Two-dimensional material indium selenide (InSe) has offered a new platform for fundamental research in virtue of its emerging fascinating properties. Unlike 2H-phase transition-metal dichalcogenides (TMDs), epsilon phase InSe with a hexagonal unit cell possesses broken inversion symmetry in all the layer numbers, and predicted to have a strong second harmonic generation (SHG) effect. In this work, we find that the as-prepared pure InSe, alloyed InSe1-xTex and InSe1-xSx (x = 0.1 and 0.2) are epsilon phase structures and exhibit excellent SHG performance from few-layer to bulk-like dimension. This high SHG efficiency is attributed to the non-centrosymmetric crystal structure of the epsilon-InSe system, which has been clearly verified by aberration-corrected scanning transmission electron microscopy (STEM) images.
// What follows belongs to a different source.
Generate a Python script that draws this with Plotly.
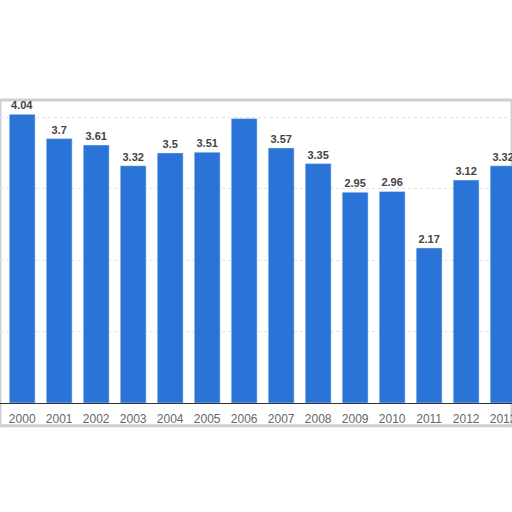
import plotly.graph_objects as go

years = ["2000", "2001", "2002", "2003", "2004", "2005", "2006",
         "2007", "2008", "2009", "2010", "2011", "2012", "2013"]
values = [4.04, 3.7, 3.61, 3.32, 3.5, 3.51, 3.98,
          3.57, 3.35, 2.95, 2.96, 2.17, 3.12, 3.32]
# the 2006 label is cut off in the source picture
labels = ["4.04", "3.7", "3.61", "3.32", "3.5", "3.51", "",
          "3.57", "3.35", "2.95", "2.96", "2.17", "3.12", "3.32"]

xpos = list(range(len(years)))

fig = go.Figure()
fig.add_trace(go.Bar(
    x=xpos, y=values, text=labels, textposition="outside",
    marker_color="#2a74d8", width=0.7, cliponaxis=False,
    textfont=dict(family="Liberation Sans, Arial", size=11, color="#444444"),
))

fig.update_traces(texttemplate="<b>%{text}</b>")

fig.update_xaxes(
    tickvals=xpos, ticktext=years, range=[-0.6, 13.24], automargin=False,
    showgrid=False, showline=True, linecolor="#333333", linewidth=1,
    ticks="", ticklabelstandoff=5, ticklabeloverflow="allow",
    tickfont=dict(family="Liberation Sans, Arial", size=12, color="#666666"),
)
fig.update_yaxes(
    range=[0, 4.24], showticklabels=False, dtick=1, automargin=False,
    gridcolor="#e2e2e2", griddash="dot", zeroline=False,
)

fig.add_shape(type="rect", xref="paper", yref="paper",
              x0=0, x1=1, y0=-0.075, y1=1.0,
              line=dict(color="#cfcfcf", width=3), layer="below")

fig.update_layout(
    width=512, height=512,
    margin=dict(l=0, r=0, t=100, b=109, autoexpand=False),
    plot_bgcolor="white", paper_bgcolor="white",
    showlegend=False, bargap=0.3,
)

fig.write_html("out.html", config={"displayModeBar": False},
               post_script="document.body.style.margin='0px';")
The experimental results show that the SHG intensities from multilayer pure epsilon-InSe and alloyed InSe0.9Te0.1 and InSe1-xSx (x = 0.1 and 0.2) are around 1-2 orders of magnitude higher than of the monolayer TMD systems and even superior to that of GaSe with the same thickness. The estimated nonlinear susceptibility chi((2)) of epsilon-InSe is larger than that of epsilon-GaSe and monolayer TMDs. Our study provides first-hand information about the phase identification of epsilon-InSe and indicates an excellent candidate for nonlinear optical (NLO) applications as well as the possibility of engineering SHG response by alloying.